## Problem to work on
Leave out the images and repeat the listing below without a single change.

········

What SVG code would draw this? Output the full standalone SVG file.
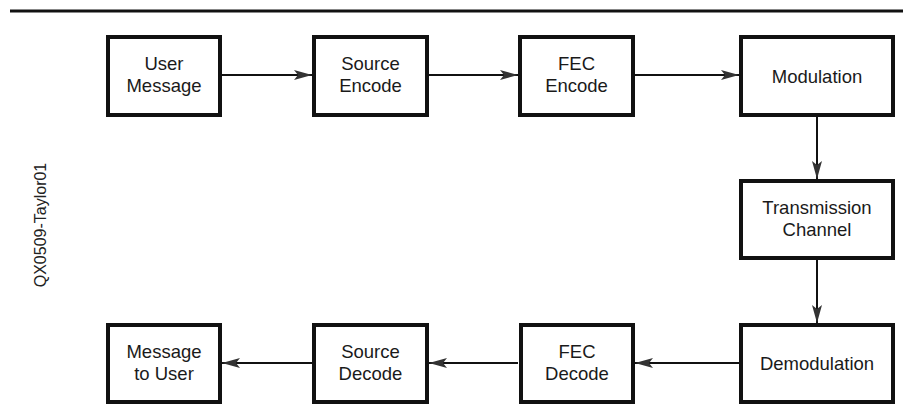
<svg xmlns="http://www.w3.org/2000/svg" width="903" height="420" viewBox="0 0 903 420">
  <style>
    .box { fill: #ffffff; stroke: #111111; stroke-width: 4; }
    .lbl { font-family: "Liberation Sans", Arial, sans-serif; font-size: 18.5px; fill: #1a1a1a; text-anchor: middle; }
    .wire { stroke: #111111; stroke-width: 2; fill: none; }
    .tag { font-family: "Liberation Sans", Arial, sans-serif; font-size: 16px; fill: #222222; text-anchor: middle; }
  </style>
  <defs>
    <marker id="arrow" viewBox="0 0 18 10" refX="18" refY="5" markerWidth="18" markerHeight="10" markerUnits="userSpaceOnUse" orient="auto">
      <path d="M0,0 L18,5 L0,10 L4,5 Z" fill="#333333"/>
    </marker>
  </defs>

  <rect width="903" height="420" fill="#ffffff"/>
  <!-- header rule -->
  <line x1="10" y1="11" x2="903" y2="11" stroke="#111111" stroke-width="3"/>

  <!-- figure tag -->
  <text class="tag" transform="translate(46,225) rotate(-90)">QX0509-Taylor01</text>

  <!-- connectors -->
  <g id="connectors">
    <line class="wire" x1="221" y1="75" x2="312" y2="75" marker-end="url(#arrow)"/>
    <line class="wire" x1="428" y1="75" x2="518" y2="75" marker-end="url(#arrow)"/>
    <line class="wire" x1="634" y1="75" x2="739" y2="75" marker-end="url(#arrow)"/>
    <line class="wire" x1="817" y1="116" x2="817" y2="179" marker-end="url(#arrow)"/>
    <line class="wire" x1="817" y1="259" x2="817" y2="323" marker-end="url(#arrow)"/>
    <line class="wire" x1="739" y1="363" x2="635" y2="363" marker-end="url(#arrow)"/>
    <line class="wire" x1="518" y1="363" x2="429" y2="363" marker-end="url(#arrow)"/>
    <line class="wire" x1="312" y1="363" x2="222" y2="363" marker-end="url(#arrow)"/>
  </g>

  <!-- top row -->
  <g id="user-message">
    <rect class="box" x="108" y="37" width="112" height="78"/>
    <text class="lbl" x="164" y="70">User</text>
    <text class="lbl" x="164" y="92">Message</text>
  </g>
  <g id="source-encode">
    <rect class="box" x="314" y="37" width="113" height="78"/>
    <text class="lbl" x="370.5" y="70">Source</text>
    <text class="lbl" x="370.5" y="92">Encode</text>
  </g>
  <g id="fec-encode">
    <rect class="box" x="520" y="37" width="113" height="78"/>
    <text class="lbl" x="576.5" y="70">FEC</text>
    <text class="lbl" x="576.5" y="92">Encode</text>
  </g>
  <g id="modulation">
    <rect class="box" x="741" y="37" width="152" height="78"/>
    <text class="lbl" x="817" y="82.5">Modulation</text>
  </g>

  <!-- right column -->
  <g id="transmission-channel">
    <rect class="box" x="741" y="181" width="152" height="77"/>
    <text class="lbl" x="817" y="214">Transmission</text>
    <text class="lbl" x="817" y="236">Channel</text>
  </g>
  <g id="demodulation">
    <rect class="box" x="741" y="325" width="152" height="77"/>
    <text class="lbl" x="817" y="370">Demodulation</text>
  </g>

  <!-- bottom row -->
  <g id="fec-decode">
    <rect class="box" x="521" y="325" width="112" height="77"/>
    <text class="lbl" x="577" y="358">FEC</text>
    <text class="lbl" x="577" y="380">Decode</text>
  </g>
  <g id="source-decode">
    <rect class="box" x="314" y="325" width="113" height="77"/>
    <text class="lbl" x="370.5" y="358">Source</text>
    <text class="lbl" x="370.5" y="380">Decode</text>
  </g>
  <g id="message-to-user">
    <rect class="box" x="108" y="325" width="112" height="77"/>
    <text class="lbl" x="164" y="358">Message</text>
    <text class="lbl" x="164" y="380">to User</text>
  </g>
</svg>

········

## Expected answer
What SVG code would draw this? Output the full standalone SVG file.
<svg xmlns="http://www.w3.org/2000/svg" width="903" height="420" viewBox="0 0 903 420">
  <style>
    .box { fill: #ffffff; stroke: #111111; stroke-width: 4; }
    .lbl { font-family: "Liberation Sans", Arial, sans-serif; font-size: 18.5px; fill: #1a1a1a; text-anchor: middle; }
    .wire { stroke: #111111; stroke-width: 2; fill: none; }
    .tag { font-family: "Liberation Sans", Arial, sans-serif; font-size: 16px; fill: #222222; text-anchor: middle; }
  </style>
  <defs>
    <marker id="arrow" viewBox="0 0 18 10" refX="18" refY="5" markerWidth="18" markerHeight="10" markerUnits="userSpaceOnUse" orient="auto">
      <path d="M0,0 L18,5 L0,10 L4,5 Z" fill="#333333"/>
    </marker>
  </defs>

  <rect width="903" height="420" fill="#ffffff"/>
  <!-- header rule -->
  <line x1="10" y1="11" x2="903" y2="11" stroke="#111111" stroke-width="3"/>

  <!-- figure tag -->
  <text class="tag" transform="translate(46,225) rotate(-90)">QX0509-Taylor01</text>

  <!-- connectors -->
  <g id="connectors">
    <line class="wire" x1="221" y1="75" x2="312" y2="75" marker-end="url(#arrow)"/>
    <line class="wire" x1="428" y1="75" x2="518" y2="75" marker-end="url(#arrow)"/>
    <line class="wire" x1="634" y1="75" x2="739" y2="75" marker-end="url(#arrow)"/>
    <line class="wire" x1="817" y1="116" x2="817" y2="179" marker-end="url(#arrow)"/>
    <line class="wire" x1="817" y1="259" x2="817" y2="323" marker-end="url(#arrow)"/>
    <line class="wire" x1="739" y1="363" x2="635" y2="363" marker-end="url(#arrow)"/>
    <line class="wire" x1="518" y1="363" x2="429" y2="363" marker-end="url(#arrow)"/>
    <line class="wire" x1="312" y1="363" x2="222" y2="363" marker-end="url(#arrow)"/>
  </g>

  <!-- top row -->
  <g id="user-message">
    <rect class="box" x="108" y="37" width="112" height="78"/>
    <text class="lbl" x="164" y="70">User</text>
    <text class="lbl" x="164" y="92">Message</text>
  </g>
  <g id="source-encode">
    <rect class="box" x="314" y="37" width="113" height="78"/>
    <text class="lbl" x="370.5" y="70">Source</text>
    <text class="lbl" x="370.5" y="92">Encode</text>
  </g>
  <g id="fec-encode">
    <rect class="box" x="520" y="37" width="113" height="78"/>
    <text class="lbl" x="576.5" y="70">FEC</text>
    <text class="lbl" x="576.5" y="92">Encode</text>
  </g>
  <g id="modulation">
    <rect class="box" x="741" y="37" width="152" height="78"/>
    <text class="lbl" x="817" y="82.5">Modulation</text>
  </g>

  <!-- right column -->
  <g id="transmission-channel">
    <rect class="box" x="741" y="181" width="152" height="77"/>
    <text class="lbl" x="817" y="214">Transmission</text>
    <text class="lbl" x="817" y="236">Channel</text>
  </g>
  <g id="demodulation">
    <rect class="box" x="741" y="325" width="152" height="77"/>
    <text class="lbl" x="817" y="370">Demodulation</text>
  </g>

  <!-- bottom row -->
  <g id="fec-decode">
    <rect class="box" x="521" y="325" width="112" height="77"/>
    <text class="lbl" x="577" y="358">FEC</text>
    <text class="lbl" x="577" y="380">Decode</text>
  </g>
  <g id="source-decode">
    <rect class="box" x="314" y="325" width="113" height="77"/>
    <text class="lbl" x="370.5" y="358">Source</text>
    <text class="lbl" x="370.5" y="380">Decode</text>
  </g>
  <g id="message-to-user">
    <rect class="box" x="108" y="325" width="112" height="77"/>
    <text class="lbl" x="164" y="358">Message</text>
    <text class="lbl" x="164" y="380">to User</text>
  </g>
</svg>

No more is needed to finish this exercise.